Mental health days are bleak

Grace Moore, Opinions Editor

You wake up, brush your teeth, go to school, come home from school, go to sleep, wake up, brush your teeth, go to school, come home from school, go to sleep, and again, and again, and one more time, and for the next four years of your life. Oh, the agony! 

Isn’t it exhausting? Aren’t you bored? Aren’t you tired? Well get this, the new and improved “faking sick” day: a mental health day. A sick day for the liberal! Each semester you have your pick of five days when you can choose to sit in your room feeling depressed and unproductive all day long! Then, tomorrow you can feel a little more behind and left out than you usually do because you missed a day of school. Talk about rad!

Ok, bit’s over. Too far. I’ll be real with you guys, mental health days are bleak. They suck. There is no way that a completely captive lifestyle of overworking the students of today can be solved with a few days off. If anything, mental health days make the cycle worse. They add more stress to students because they can set students behind on school work and make them more stressed than before. Also, the feeling of rotting in your bed doing nothing and being unproductive is painful to the very core of your body. 

It would be nice to live in a world in which a day of rest is rejuvenating, but the sad fact of the matter is that we live in a society that values productivity over most other things. This leaves mental health days more damaging than helpful. What once was started as a real push to lower suicide and depression rates in children, has now been watered-down into letting children miss entire school days because it is simply too much. We’ve given up on providing more measures to help kids in school that we’ve just let them “sit out for a day.” 

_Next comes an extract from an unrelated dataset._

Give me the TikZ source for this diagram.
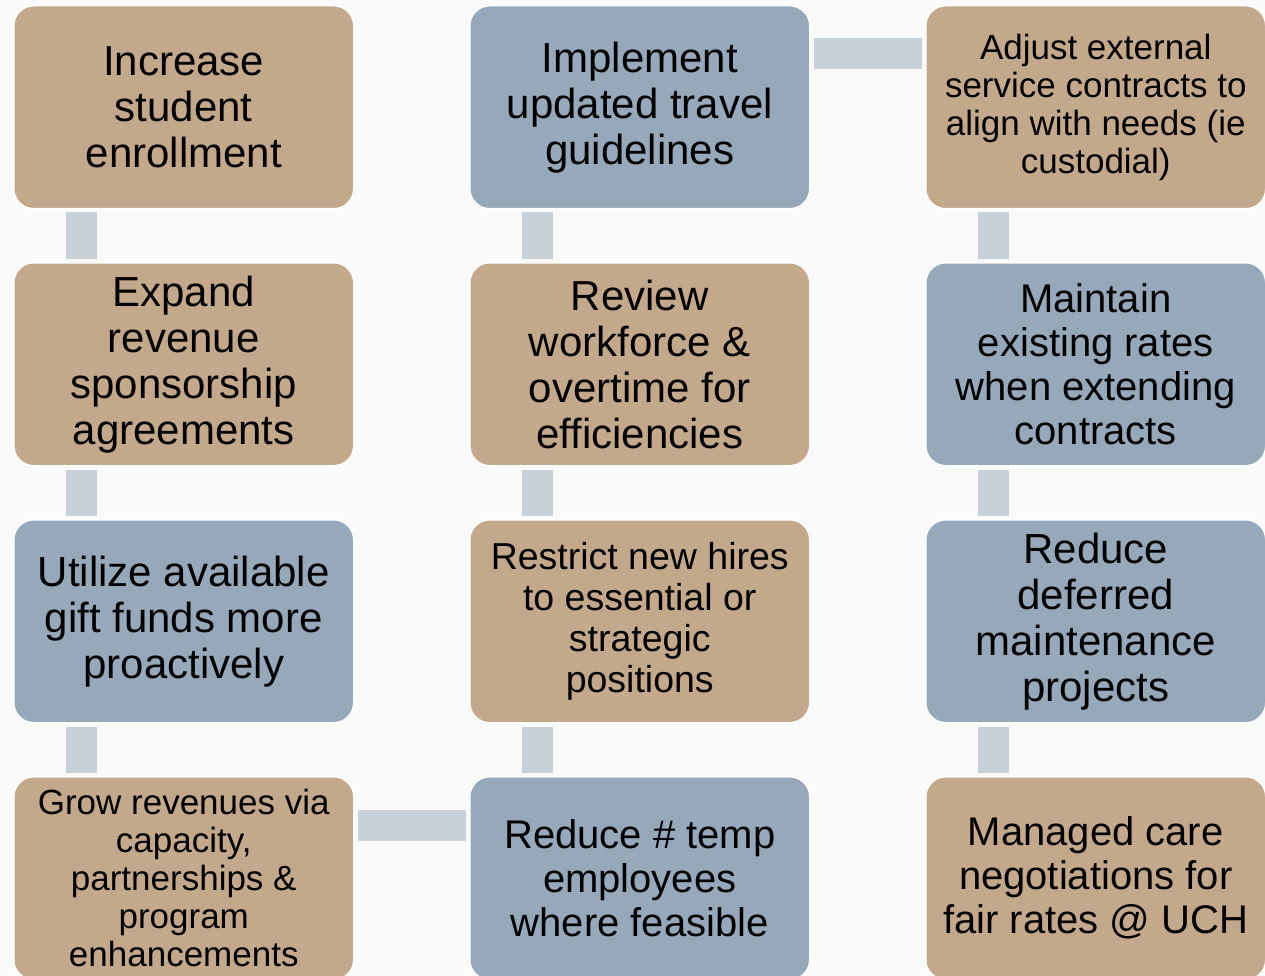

It’s evident that kindergarten through twelfth grade administrations have found that the education system is not compatible with the brain chemistry of children and teenagers. Yet, after years of vainly trying to put little mental health signs around schools, they simply stopped trying, leaving students to flounder on their own with a few days off of school. It’s a small patch over a huge hole. If we continue to put these patches over the huge problem that is the American education system, we will lose the integrity of the system as a whole and leave kids equally, if not more, depressed than before. Losing the prestige of the education system is not something the United States can afford, as the wealth gap grows and grows each day. 

If our society is dependent completely on the education system, students will continue to suffer; it doesn’t matter how many “mental health days” they are given. The greater the push for mental health days grows, the further we stray from our path to help depression in children and teens, and the closer we become to a weak society that can not stand.